Como os protestos logo se fizeram ouvir, o ministério de Vieira da Silva apressou-se a garantir que este apoio não é exclusivo para os trabalhadores da Autoeuropa, e que ele está previsto ao abrigo de “acordos de cooperação” estabelecidos com IPSS. Compete agora à comunicação social apurar onde esses acordos estão em vigor e quem pode aceder a eles. Ou muito me engano, ou só estarão disponíveis para empresas de grande dimensão, precisamente aquelas que poderiam pagá-los. Pergunto: qual é a boa justificação social para os contribuintes se substituírem aos accionistas da Volkswagen no pagamento de creches para os filhos dos seus casais trabalhadores?

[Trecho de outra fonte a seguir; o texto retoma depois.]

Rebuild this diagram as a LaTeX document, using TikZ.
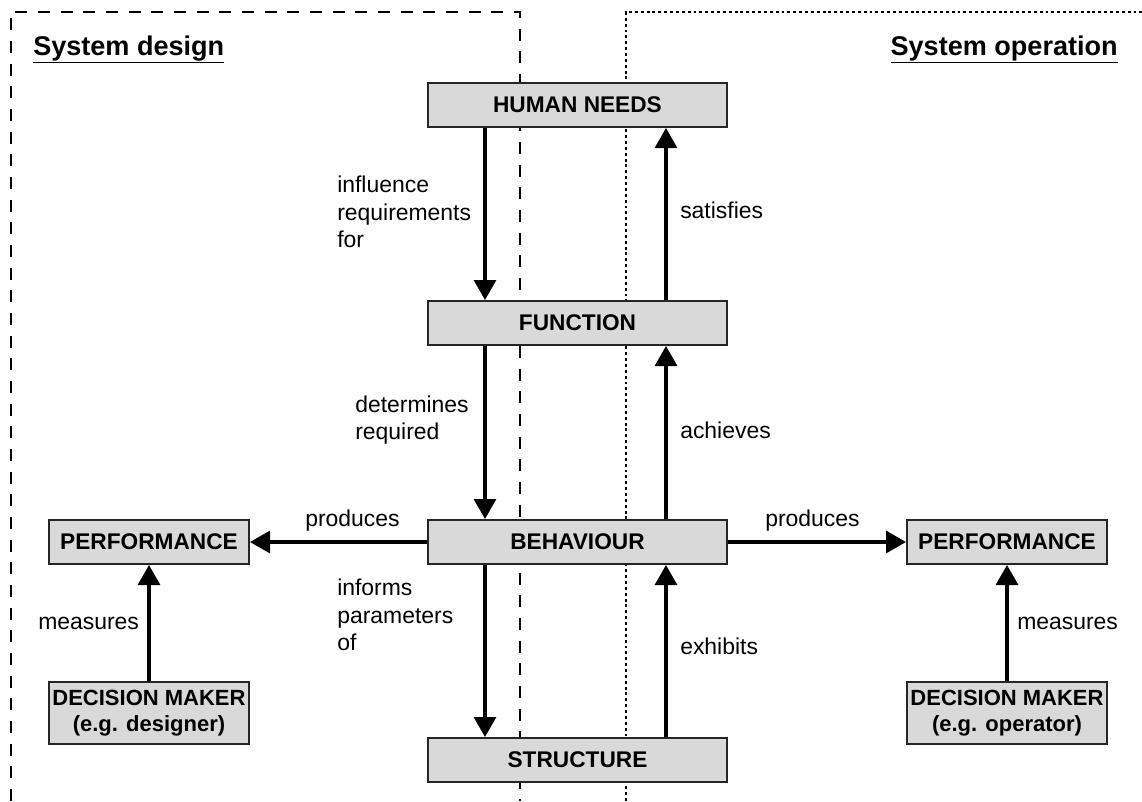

Uma coisa é o Estado apoiar o investimento estrangeiro, com condições privilegiadas para a instalação de fábricas, ou com uma redução generalizada do IRC para facilitar a vida às empresas. Concordo com tudo isso. Outra coisa, bem diferente, é irem mais uma vez ao nosso bolso para pagar a produção do novo T-Roc. Eu não quero ter nada a ver com o conflito na Autoeuropa. Agradecia que o conflito na Autoeuropa também não quisesse ter nada a ver comigo.